Tilikum Crossing and South Waterfront (photo by Brian Libby)
Although Skloot’s point about residents being able to get a close-up relationship with the river is valid, I do wonder if there could have been more of a public presence along the riverfront. It’s not just that the South Waterfront Greenway has taken several years longer than initially expected to come to fruition (it’s under construction now). Retail is scattered throughout the district, without much of a there there. I wonder if the waterfront could have become a focal point for more ground-level retail, with restaurants and outdoor tables beside the water.
OHSU gives a presence of more than just residential and retail buildings in South Waterfront, but I would also like to see some kind of public building either here or in the newer Zidell Yards parcel in the years ahead: a museum, for example, or an arts center. The best urban places include a wide variety: of building sizes, styles and types, and of activities happening there. South Waterfront is likely on its way to becoming that, but it still needs more diversity, in every sense of the word.

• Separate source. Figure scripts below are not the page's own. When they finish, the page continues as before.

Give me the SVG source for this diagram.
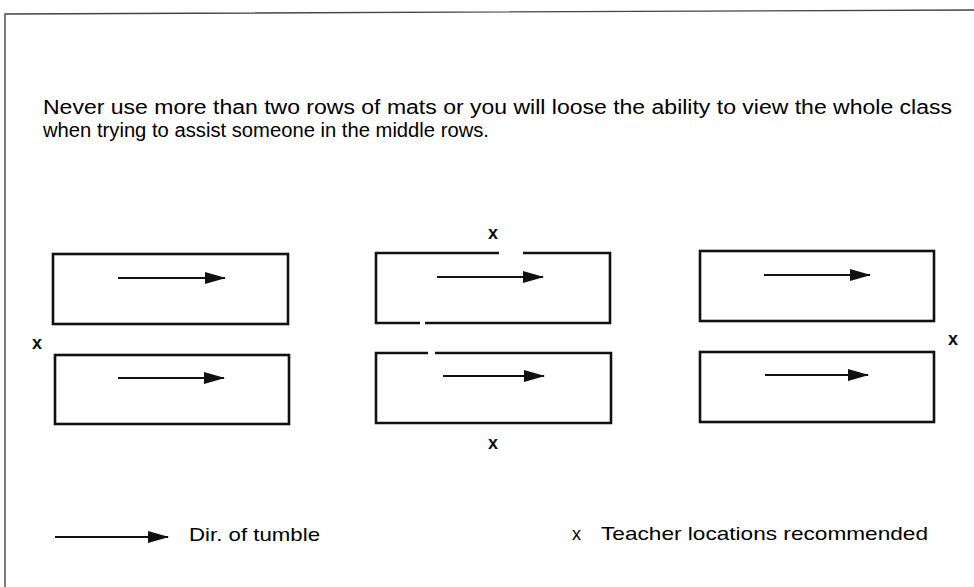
<svg xmlns="http://www.w3.org/2000/svg" width="974" height="587" viewBox="0 0 974 587">
<style>
.mat{fill:none;stroke:#111;stroke-width:2.6;stroke-linejoin:miter}
.arr{fill:none;stroke:#111;stroke-width:2.2;marker-end:url(#ah)}
.txt{font-family:"Liberation Sans",Arial,sans-serif;fill:#000}
.x{font-family:"Liberation Sans",Arial,sans-serif;font-weight:bold;font-size:18px;fill:#111;text-anchor:middle}
.frame{fill:none;stroke:#444;stroke-width:1.4}
</style>
<defs>
<marker id="ah" markerUnits="userSpaceOnUse" markerWidth="22" markerHeight="14" refX="20" refY="7" orient="auto">
<path d="M0,1 L21,7 L0,13 Z" fill="#111"/>
</marker>
</defs>
<rect width="974" height="587" fill="#fff"/>
<path class="frame" d="M5,587 L5,14 L974,10"/>
<g id="caption">
<text class="txt" x="43" y="114" font-size="19.5" textLength="909" lengthAdjust="spacingAndGlyphs">Never use more than two rows of mats or you will loose the ability to view the whole class</text>
<text class="txt" x="43" y="137" font-size="19.5" textLength="446" lengthAdjust="spacingAndGlyphs">when trying to assist someone in the middle rows.</text>
</g>
<g id="mat-left-top"><rect class="mat" x="53" y="254" width="235" height="70"/></g>
<g id="mat-left-bottom"><rect class="mat" x="55" y="355" width="234" height="69"/></g>
<g id="mat-mid-top"><path class="mat" d="M499,253 L376,253 L376,323 L420,323 M425,323 L610,323 L610,253 L523,253"/></g>
<g id="mat-mid-bottom"><path class="mat" d="M428,353 L376,353 L376,423 L611,423 L611,353 L435,353"/></g>
<g id="mat-right-top"><rect class="mat" x="700" y="251" width="234" height="70"/></g>
<g id="mat-right-bottom"><rect class="mat" x="700" y="352" width="234" height="70"/></g>
<g id="teacher-marks">
<text class="x" x="37" y="349">x</text>
<text class="x" x="493" y="239">x</text>
<text class="x" x="493" y="449">x</text>
<text class="x" x="953" y="345">x</text>
</g>
<g id="connectors">
<line class="arr" x1="118" y1="278" x2="225" y2="278"/>
<line class="arr" x1="118" y1="378" x2="224" y2="378"/>
<line class="arr" x1="437" y1="277" x2="543" y2="277"/>
<line class="arr" x1="443" y1="376" x2="544" y2="376"/>
<line class="arr" x1="764" y1="275" x2="870" y2="275"/>
<line class="arr" x1="765" y1="375" x2="868" y2="375"/>
<line class="arr" x1="55" y1="537" x2="168" y2="537"/>
</g>
<g id="legend">
<text class="txt" x="189" y="541" font-size="19" textLength="131" lengthAdjust="spacingAndGlyphs">Dir. of tumble</text>
<text class="txt" x="572" y="540" font-size="18">x</text>
<text class="txt" x="601" y="540" font-size="19" textLength="327" lengthAdjust="spacingAndGlyphs">Teacher locations recommended</text>
</g>
</svg>
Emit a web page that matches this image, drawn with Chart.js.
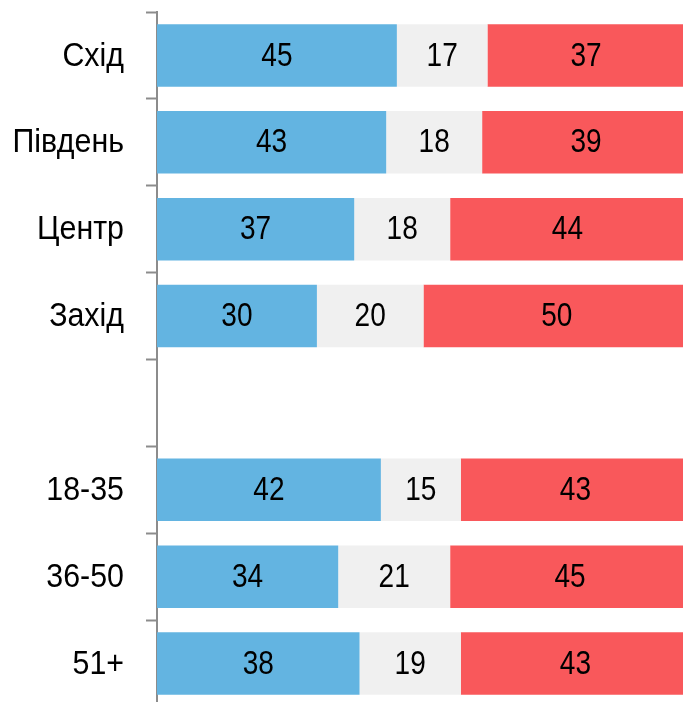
<!DOCTYPE html>
<html>
<head>
<meta charset="utf-8">
<script src="https://cdn.jsdelivr.net/npm/chart.js@4/dist/chart.umd.min.js"></script>
<style>
  html, body { margin: 0; padding: 0; overflow: hidden; background: #fff; }
  #wrap { width: 690px; height: 707px; position: relative; }
</style>
</head>
<body>
<div id="wrap"><canvas id="regionChart"></canvas></div>
<script>
const categories = ['Схід', 'Південь', 'Центр', 'Захід', '', '18-35', '36-50', '51+'];
const blueValues = [45, 43, 37, 30, null, 42, 34, 38];
const greyValues = [17, 18, 18, 20, null, 15, 21, 19];
const redValues  = [37, 39, 44, 50, null, 43, 45, 43];

const fontFamily = '"Liberation Sans", Arial, sans-serif';

function narrowText(ctx, text, x, y, sx) {
    ctx.save();
    ctx.translate(x, y);
    ctx.scale(sx, 1);
    ctx.fillText(text, 0, 0);
    ctx.restore();
}

// value inside every bar segment + category labels on the left
const barValues = {
    id: 'barValues',
    afterDatasetsDraw(chart) {
        const ctx = chart.ctx;
        ctx.save();
        ctx.font = '33px ' + fontFamily;
        ctx.fillStyle = '#000';
        ctx.textBaseline = 'middle';
        ctx.textAlign = 'center';
        chart.data.datasets.forEach((ds, i) => {
            chart.getDatasetMeta(i).data.forEach((bar, j) => {
                const v = ds.data[j];
                if (v == null) return;
                narrowText(ctx, String(v), (bar.x + bar.base) / 2, bar.y + 1, 0.85);
            });
        });
        const yScale = chart.scales.y;
        ctx.textAlign = 'right';
        chart.data.labels.forEach((lab, i) => {
            if (!lab) return;
            narrowText(ctx, lab, 124, yScale.getPixelForTick(i) + 1, 0.92);
        });
        ctx.restore();
    }
};

new Chart(document.getElementById('regionChart'), {
    type: 'bar',
    data: {
        labels: categories,
        datasets: [
            { data: blueValues, backgroundColor: '#63b4e1' },
            { data: greyValues, backgroundColor: '#f0f0f0' },
            { data: redValues, backgroundColor: '#f9585b' }
        ]
    },
    options: {
        indexAxis: 'y',
        responsive: true,
        maintainAspectRatio: false,
        animation: false,
        layout: { padding: { top: 12, left: 12, right: 0, bottom: 0 } },
        datasets: { bar: { categoryPercentage: 0.72, barPercentage: 1 } },
        plugins: {
            legend: { display: false },
            tooltip: { enabled: false }
        },
        scales: {
            x: {
                stacked: true,
                display: false,
                min: 0,
                max: 100
            },
            y: {
                stacked: true,
                afterFit(scale) {
                    scale.width = 145;
                    scale.paddingTop = 0;
                    scale.paddingBottom = 0;
                },
                border: { display: true, color: '#8c8c8c', width: 2 },
                grid: {
                    drawOnChartArea: false,
                    drawTicks: true,
                    tickLength: 11,
                    tickWidth: 2,
                    tickColor: '#8c8c8c',
                    offset: true
                },
                ticks: { display: false }
            }
        }
    },
    plugins: [barValues]
});
</script>
</body>
</html>
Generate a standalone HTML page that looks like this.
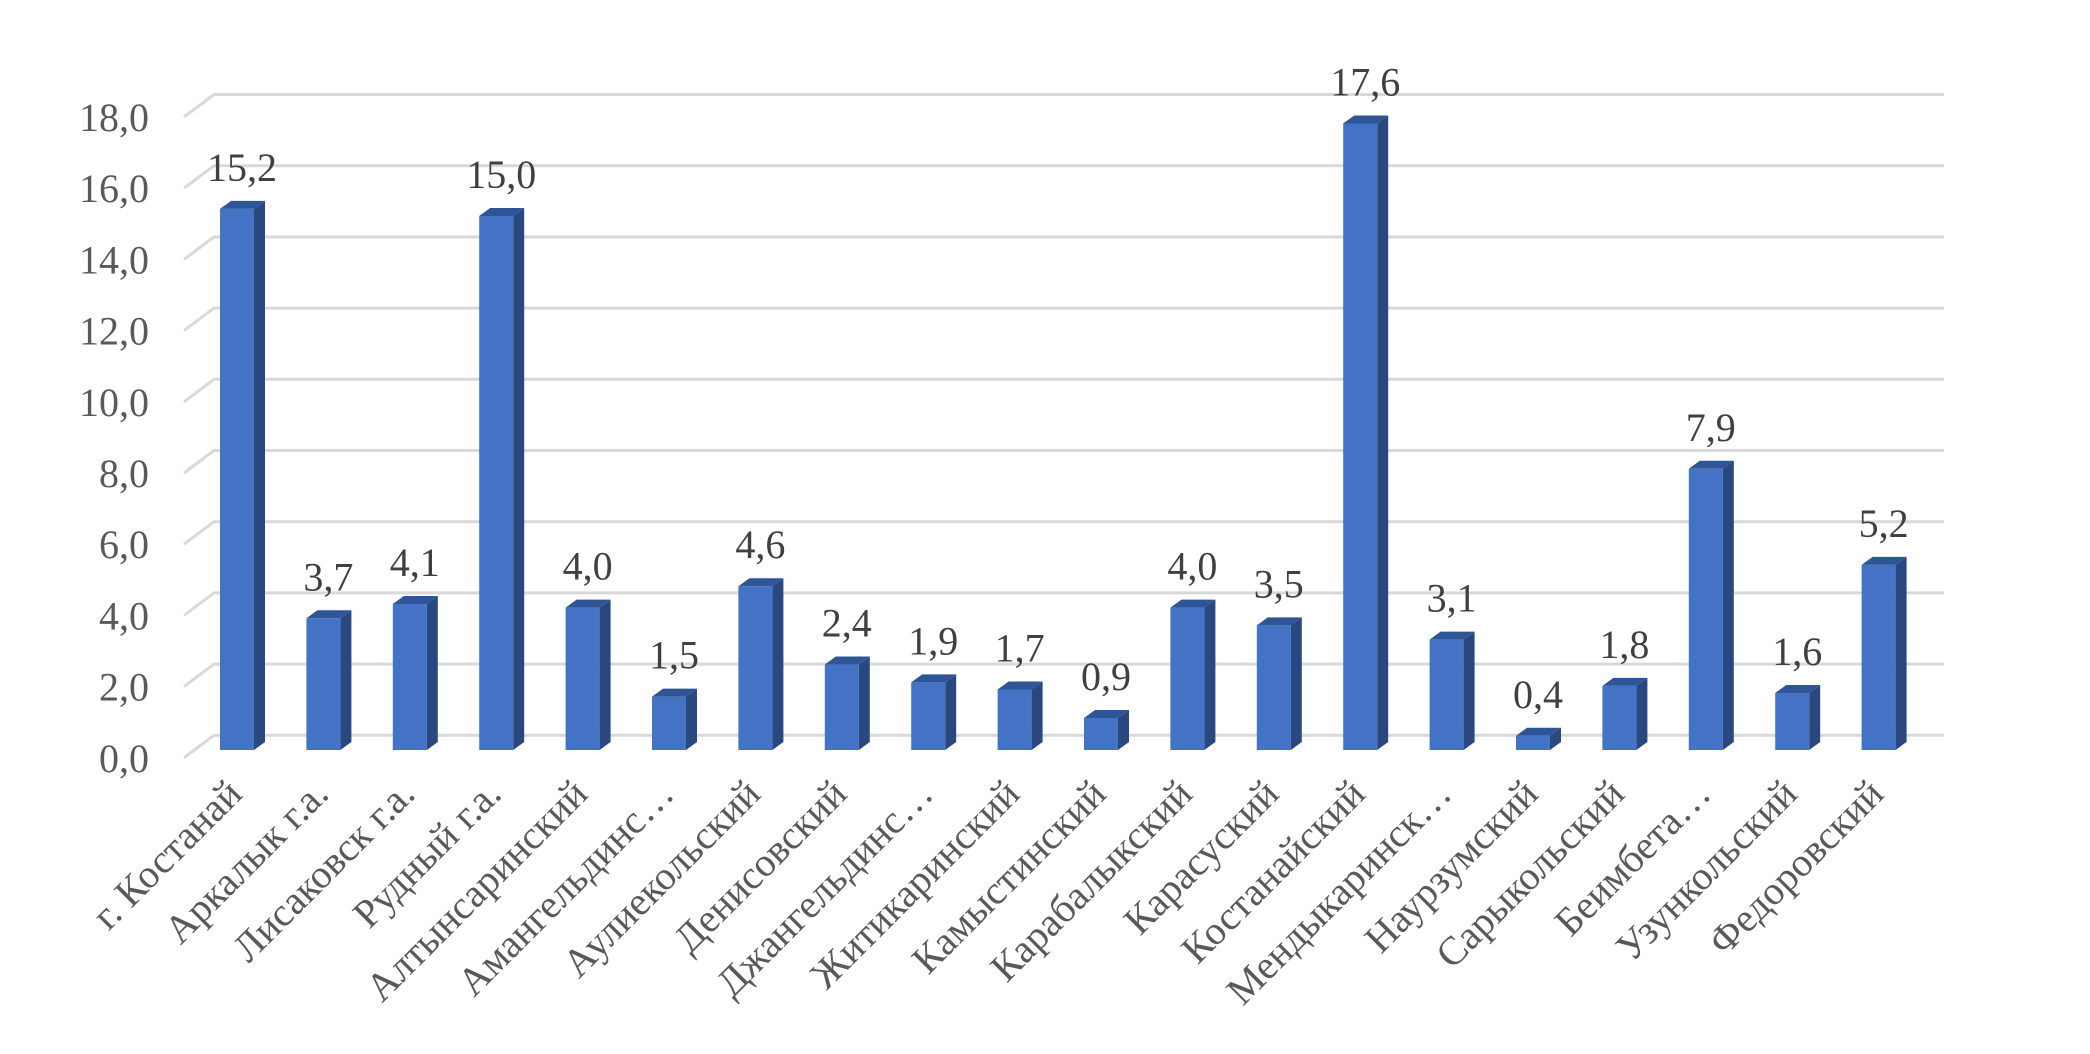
<!DOCTYPE html>
<html><head><meta charset="utf-8"><style>html,body{margin:0;padding:0;background:#fff;}svg{display:block;}</style></head>
<body>
<svg width="2090" height="1054" viewBox="0 0 2090 1054" xmlns="http://www.w3.org/2000/svg" font-family="Liberation Serif, serif">
<g id="grid" stroke="#d9d9d9" stroke-width="3" fill="none"></g>
<g id="yl" font-size="40" fill="#595959" text-anchor="end"></g>
<g id="bars"></g>
<g id="vl" font-size="40" fill="#404040" text-anchor="middle"></g>
<g id="xl" font-size="40" fill="#595959" text-anchor="end"></g>
<script>
var NS="http://www.w3.org/2000/svg";
function el(p,t,a,txt){var e=document.createElementNS(NS,t);for(var k in a)e.setAttribute(k,a[k]);if(txt!==undefined)e.textContent=txt;document.getElementById(p).appendChild(e);}
for(var k=0;k<=9;k++){var yb=94.5+k*71.2,yf=117+k*71.2;
el("grid","polyline",{points:"184,"+yf+" 214,"+yb+" 1944,"+yb});
el("yl","text",{x:149,y:yf+14},(18-2*k).toFixed(1).replace(".",","));}
var names=["г. Костанай","Аркалык г.а.","Лисаковск г.а.","Рудный г.а.","Алтынсаринский","Амангельдинс…","Аулиекольский","Денисовский","Джангельдинс…","Житикаринский","Камыстинский","Карабалыкский","Карасуский","Костанайский","Мендыкаринск…","Наурзумский","Сарыкольский","Беимбета…","Узункольский","Федоровский"];
var v=[15.2,3.7,4.1,15.0,4.0,1.5,4.6,2.4,1.9,1.7,0.9,4.0,3.5,17.6,3.1,0.4,1.8,7.9,1.6,5.2];
for(var i=0;i<20;i++){var x=220+i*86.4,b=750,t=b-v[i]*35.6;
el("bars","polygon",{points:(x+34)+","+t+" "+(x+45)+","+(t-8)+" "+(x+45)+","+(b-8)+" "+(x+34)+","+b,fill:"#2A4880"});
el("bars","polygon",{points:x+","+t+" "+(x+11)+","+(t-8)+" "+(x+45)+","+(t-8)+" "+(x+34)+","+t,fill:"#2F5597"});
el("bars","rect",{x:x,y:t,width:34,height:b-t,fill:"#4472C4"});
el("vl","text",{x:x+22,y:t-28},v[i].toFixed(1).replace(".",","));
var cx=x+24,cy=796;
el("xl","text",{x:cx,y:cy,transform:"rotate(-45 "+cx+" "+cy+")"},names[i]);}
</script>
</svg>
</body></html>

As I said in the Think Out Loud discussion, the great cities, be it Paris or Amsterdam, Melbourne or Kyoto, are repositories of generations building upon the accomplishments of the past. They have a patina to them, and a sort of controlled chaos at times. South Waterfront still has that new-car smell, one might say. But it’s in the earliest stages of its life. And while it can feel pinned in or like an island at times, the district’s bounty of transit options—including not only streetcar and light rail but the new bridge over the Willamette as well as the pedestrian bridge over the freeway—make South Waterfront into a crossroads, at once in the middle of the city even as it’s slightly removed from it.
What’s more, while SoWa may always feel like a place of the early 2000s, with most all its buildings coming from that era, the Zidell Yards will add another chapter, one we’re already seeing with buildings like The Emery, an alternative to the tall towers where ground-level businesses are thriving. And the Zidells have talked a lot about not just the buildings that might go there but the spaces in between, such as potential public areas like the space under the Ross Island Bridge and perhaps even a place at the riverside or in the river to get one’s feet wet.
After all, we already dove into this effort more than a decade ago. South Waterfront still can feel a little alien at times compared to the rest of the city, but it’s starting to feel like a place with energy, and a place that can ride out the ups and downs of history.